Dopo cinque mesi di nulla la situazione in Grecia è precipitata in un weekend: il primo ministro Alexis Tsipras ha annunciato venerdì sera che la Grecia sottoporrà a referendum la proposta dei creditori; sabato la Grecia ha abbandonato i negoziati con l’Eurogruppo (o meglio, l’Eurogruppo si è riunito una seconda volta senza la Grecia), e in nottata ha approvato la legge che indice il referendum per il 5 luglio, oltre la scadenza del 30 giugno.
Domenica la Banca Centrale Europea ha confermato che terrà aperta la linea di credito di emergenza (ELA, a rischio e pericolo della Banca di Grecia) ai livelli di venerdì (quindi insufficienti); la Commissione Europea, con eccezionale tempismo, ha reso noto la propria ultima proposta alla Grecia, quella che Tsipras non ha potuto leggere perché ha abbandonato il tavolo; in serata il governo greco ha ordinato la chiusura delle banche per evitare la corsa agli sportelli e controlli sui capitali più feroci di quelli imposti a Cipro.
Quella andata in onda nel weekend (in realtà da mesi e anni, sia pure per ragioni e con protagonisti differenti) è una tragedia che è sfociata in farsa. Tsipras, da gennaio, ha cambiato strategia una mezza dozzina di volte, chiedendo ogni volta cose differenti e cercando un accordo su cose che non poteva ottenere. Ha confuso chi poteva avere simpatie per la sua lotta contro l’austerità (compreso lo scrivente, per quel che vale) e ha irritato i burosauri teutonici, che alla fine lo hanno fregato con l’esperienza: l’Eurogruppo, alla fine, si è allineato alla carrozzella del ministro delle Finanze tedesco, Wolfgang Schaeuble.
Ma non si dia solo la colpa a Tsipras: l’Europa a guida Schaeuble non è riuscita a mettere sul tavolo politiche serie per il rilancio della Grecia, offrendo a sua volta a Tsipras vie d’uscita che altro non erano che trappole. Il peggio è avvenuto domenica, quando la Commissione Europea ha rivelato l’inutile piano che sarebbe stato proposto alla Grecia se questa non avesse abbandonato il tavolo: pagine di inutile burocratese che, pur contenendo passi avanti, risultavano carenti di idee.

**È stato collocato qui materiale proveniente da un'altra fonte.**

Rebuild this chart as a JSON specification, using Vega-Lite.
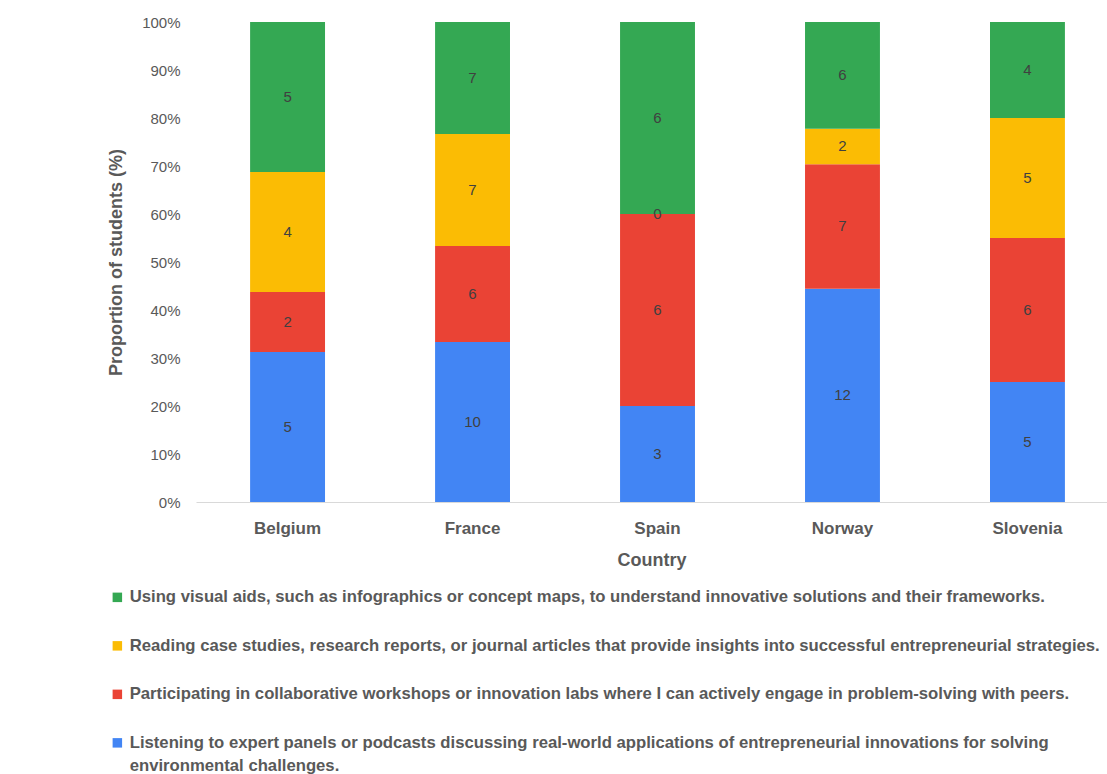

Nel mezzo c’è il popolo greco, che ora è chiamato da suo leader a scegliere fra orgoglio e povertà da un lato, e austerità e povertà dall’altro. Le proposte finali di Grecia e Troika erano infatti due spremute fiscali dei greci: la Troika proponeva meno tasse e più tagli, Tsipras proponeva più tasse e meno tagli. Troika e Tsipras, insomma, hanno concordato e litigato solo su stupidissime manovre contabili.
Crisi Grecia, la corsa verso il dirupo
Il referendum del 5 luglio, insomma, non sarà altro che un sondaggio di questi tipo: «Vuoi tu popolo greco essere strangolato con una corda o con una cravatta?». A brillare per la loro assenza in questo viaggio verso il dirupo sono l’assenza di politiche che potrebbero effettivamente risollevare la Grecia.
I litigi su uno zerovirgola di più o di meno di pareggio del bilancio sono ridicoli se paragonati alle profonde riforme che richiedono la pubblica amministrazione, il mercato del lavoro, l’evasione fiscale, il sistema pensionistico. In Grecia non esiste un settore privato degno di questo nome, e i greci, in sostanza, dipendono da uno Stato che non vuole altro che divorare qualcosa per sopravvivere dopo avere consumato sé stesso.
Adesso la Grecia è congelata in una settimana di ferie bancarie in cui l’attività economica, già in declino, sarà bloccata. Uscire dai controlli sui capitali non sarà semplice. Il 5 luglio si voterà un referendum in cui, se si voterà “sì” ai creditori, potrebbe già non esserci più una proposta su cui lavorare; se si voterà “no”, come vuole Tsipras, saremo punto e a capo.
Molto dipenderà dalla volontà della BCE di tenere in vita le banche greche: secondo alcune voci, con le attività ridotte al minimo, le banche potrebbero resistere con gli attuali livelli di liquidità di emergenza per altre tre settimane, ovvero più o meno a ridosso della scadenza dei bond in mano a Mario Draghi. Se la Grecia non paga sarà il default, poi forse il Grexit e infine un caos di cui non riusciamo a intravedere le conseguenze sul resto d’Europa nel lungo periodo. E il primo candidato a essere travolto è probabilmente l’Italia.